** Plotting code records **
+ + + +
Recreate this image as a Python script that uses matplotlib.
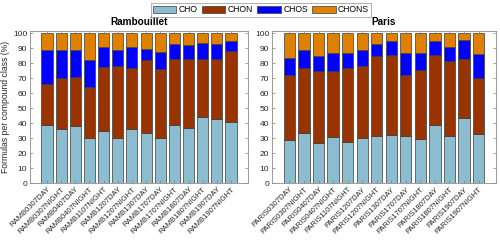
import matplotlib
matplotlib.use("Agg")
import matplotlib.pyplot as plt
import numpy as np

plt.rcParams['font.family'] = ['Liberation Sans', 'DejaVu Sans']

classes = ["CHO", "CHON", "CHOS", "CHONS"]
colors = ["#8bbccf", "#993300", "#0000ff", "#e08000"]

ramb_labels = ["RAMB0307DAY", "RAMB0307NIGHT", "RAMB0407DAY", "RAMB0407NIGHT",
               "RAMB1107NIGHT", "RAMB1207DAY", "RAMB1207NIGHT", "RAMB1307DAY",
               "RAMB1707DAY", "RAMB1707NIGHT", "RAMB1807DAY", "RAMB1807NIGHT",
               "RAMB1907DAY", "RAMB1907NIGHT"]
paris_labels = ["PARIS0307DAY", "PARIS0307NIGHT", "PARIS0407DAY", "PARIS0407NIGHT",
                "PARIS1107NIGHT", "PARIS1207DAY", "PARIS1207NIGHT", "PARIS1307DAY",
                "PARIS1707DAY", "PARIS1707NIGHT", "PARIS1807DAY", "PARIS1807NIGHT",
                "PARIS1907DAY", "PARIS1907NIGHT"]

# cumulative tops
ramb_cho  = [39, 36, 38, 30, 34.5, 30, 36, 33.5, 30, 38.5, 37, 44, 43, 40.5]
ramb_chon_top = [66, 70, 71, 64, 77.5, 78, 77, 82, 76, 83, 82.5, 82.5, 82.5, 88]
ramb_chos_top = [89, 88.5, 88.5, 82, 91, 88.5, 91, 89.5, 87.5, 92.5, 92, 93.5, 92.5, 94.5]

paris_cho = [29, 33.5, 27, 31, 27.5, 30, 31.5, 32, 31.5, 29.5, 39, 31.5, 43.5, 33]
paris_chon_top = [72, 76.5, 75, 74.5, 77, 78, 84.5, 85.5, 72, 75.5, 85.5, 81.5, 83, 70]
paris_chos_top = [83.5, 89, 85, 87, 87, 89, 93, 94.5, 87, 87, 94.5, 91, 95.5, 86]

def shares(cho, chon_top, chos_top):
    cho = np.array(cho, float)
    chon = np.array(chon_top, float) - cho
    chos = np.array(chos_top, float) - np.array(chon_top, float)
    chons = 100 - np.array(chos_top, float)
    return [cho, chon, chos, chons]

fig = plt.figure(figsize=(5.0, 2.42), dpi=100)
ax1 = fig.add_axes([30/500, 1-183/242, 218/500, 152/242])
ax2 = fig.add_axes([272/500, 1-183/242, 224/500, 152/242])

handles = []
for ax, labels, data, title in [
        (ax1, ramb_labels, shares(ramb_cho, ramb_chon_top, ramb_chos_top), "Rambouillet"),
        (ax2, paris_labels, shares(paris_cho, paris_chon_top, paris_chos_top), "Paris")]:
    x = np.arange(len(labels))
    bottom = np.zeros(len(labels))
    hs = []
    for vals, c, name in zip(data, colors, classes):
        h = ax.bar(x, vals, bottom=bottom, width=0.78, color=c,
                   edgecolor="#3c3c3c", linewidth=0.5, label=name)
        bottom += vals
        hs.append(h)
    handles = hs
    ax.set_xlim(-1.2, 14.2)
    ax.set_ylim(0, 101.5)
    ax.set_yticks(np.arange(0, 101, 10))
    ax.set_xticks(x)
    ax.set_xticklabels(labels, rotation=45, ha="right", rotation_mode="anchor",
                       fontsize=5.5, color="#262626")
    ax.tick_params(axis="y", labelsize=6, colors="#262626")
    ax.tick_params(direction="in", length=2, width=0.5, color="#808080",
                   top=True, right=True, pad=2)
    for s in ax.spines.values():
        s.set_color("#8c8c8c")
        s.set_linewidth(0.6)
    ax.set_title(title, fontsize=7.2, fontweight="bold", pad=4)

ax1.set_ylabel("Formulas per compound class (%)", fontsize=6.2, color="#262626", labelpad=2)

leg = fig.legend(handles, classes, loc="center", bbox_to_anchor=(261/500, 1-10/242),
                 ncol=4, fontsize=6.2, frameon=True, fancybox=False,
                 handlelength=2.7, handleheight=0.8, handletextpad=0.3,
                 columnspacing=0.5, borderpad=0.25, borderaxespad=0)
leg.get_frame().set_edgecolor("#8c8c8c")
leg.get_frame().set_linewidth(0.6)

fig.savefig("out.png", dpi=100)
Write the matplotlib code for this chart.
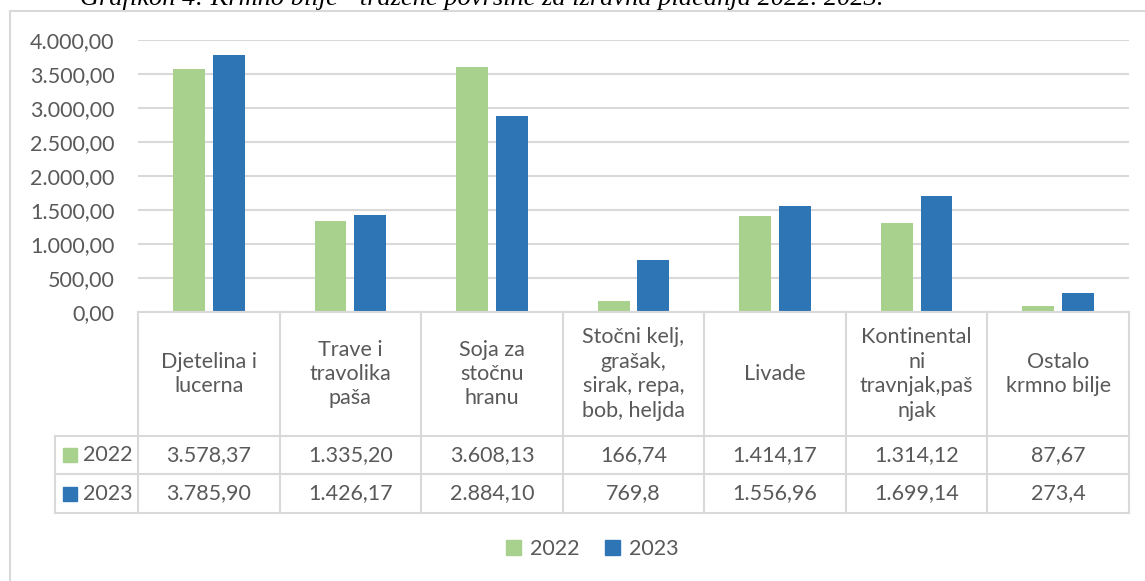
+ + + +
** TASK BRIEF **
Return to the listing above and set it down exactly, leaving out its pictures.

** SOLVED EXERCISE **
Recreate this image as a Python script that uses matplotlib.
import matplotlib
matplotlib.use("Agg")
import matplotlib.pyplot as plt
import numpy as np

plt.rcParams['font.family'] = ['Liberation Sans', 'DejaVu Sans']

classes = ["CHO", "CHON", "CHOS", "CHONS"]
colors = ["#8bbccf", "#993300", "#0000ff", "#e08000"]

ramb_labels = ["RAMB0307DAY", "RAMB0307NIGHT", "RAMB0407DAY", "RAMB0407NIGHT",
               "RAMB1107NIGHT", "RAMB1207DAY", "RAMB1207NIGHT", "RAMB1307DAY",
               "RAMB1707DAY", "RAMB1707NIGHT", "RAMB1807DAY", "RAMB1807NIGHT",
               "RAMB1907DAY", "RAMB1907NIGHT"]
paris_labels = ["PARIS0307DAY", "PARIS0307NIGHT", "PARIS0407DAY", "PARIS0407NIGHT",
                "PARIS1107NIGHT", "PARIS1207DAY", "PARIS1207NIGHT", "PARIS1307DAY",
                "PARIS1707DAY", "PARIS1707NIGHT", "PARIS1807DAY", "PARIS1807NIGHT",
                "PARIS1907DAY", "PARIS1907NIGHT"]

# cumulative tops
ramb_cho  = [39, 36, 38, 30, 34.5, 30, 36, 33.5, 30, 38.5, 37, 44, 43, 40.5]
ramb_chon_top = [66, 70, 71, 64, 77.5, 78, 77, 82, 76, 83, 82.5, 82.5, 82.5, 88]
ramb_chos_top = [89, 88.5, 88.5, 82, 91, 88.5, 91, 89.5, 87.5, 92.5, 92, 93.5, 92.5, 94.5]

paris_cho = [29, 33.5, 27, 31, 27.5, 30, 31.5, 32, 31.5, 29.5, 39, 31.5, 43.5, 33]
paris_chon_top = [72, 76.5, 75, 74.5, 77, 78, 84.5, 85.5, 72, 75.5, 85.5, 81.5, 83, 70]
paris_chos_top = [83.5, 89, 85, 87, 87, 89, 93, 94.5, 87, 87, 94.5, 91, 95.5, 86]

def shares(cho, chon_top, chos_top):
    cho = np.array(cho, float)
    chon = np.array(chon_top, float) - cho
    chos = np.array(chos_top, float) - np.array(chon_top, float)
    chons = 100 - np.array(chos_top, float)
    return [cho, chon, chos, chons]

fig = plt.figure(figsize=(5.0, 2.42), dpi=100)
ax1 = fig.add_axes([30/500, 1-183/242, 218/500, 152/242])
ax2 = fig.add_axes([272/500, 1-183/242, 224/500, 152/242])

handles = []
for ax, labels, data, title in [
        (ax1, ramb_labels, shares(ramb_cho, ramb_chon_top, ramb_chos_top), "Rambouillet"),
        (ax2, paris_labels, shares(paris_cho, paris_chon_top, paris_chos_top), "Paris")]:
    x = np.arange(len(labels))
    bottom = np.zeros(len(labels))
    hs = []
    for vals, c, name in zip(data, colors, classes):
        h = ax.bar(x, vals, bottom=bottom, width=0.78, color=c,
                   edgecolor="#3c3c3c", linewidth=0.5, label=name)
        bottom += vals
        hs.append(h)
    handles = hs
    ax.set_xlim(-1.2, 14.2)
    ax.set_ylim(0, 101.5)
    ax.set_yticks(np.arange(0, 101, 10))
    ax.set_xticks(x)
    ax.set_xticklabels(labels, rotation=45, ha="right", rotation_mode="anchor",
                       fontsize=5.5, color="#262626")
    ax.tick_params(axis="y", labelsize=6, colors="#262626")
    ax.tick_params(direction="in", length=2, width=0.5, color="#808080",
                   top=True, right=True, pad=2)
    for s in ax.spines.values():
        s.set_color("#8c8c8c")
        s.set_linewidth(0.6)
    ax.set_title(title, fontsize=7.2, fontweight="bold", pad=4)

ax1.set_ylabel("Formulas per compound class (%)", fontsize=6.2, color="#262626", labelpad=2)

leg = fig.legend(handles, classes, loc="center", bbox_to_anchor=(261/500, 1-10/242),
                 ncol=4, fontsize=6.2, frameon=True, fancybox=False,
                 handlelength=2.7, handleheight=0.8, handletextpad=0.3,
                 columnspacing=0.5, borderpad=0.25, borderaxespad=0)
leg.get_frame().set_edgecolor("#8c8c8c")
leg.get_frame().set_linewidth(0.6)

fig.savefig("out.png", dpi=100)
Write the matplotlib code for this chart.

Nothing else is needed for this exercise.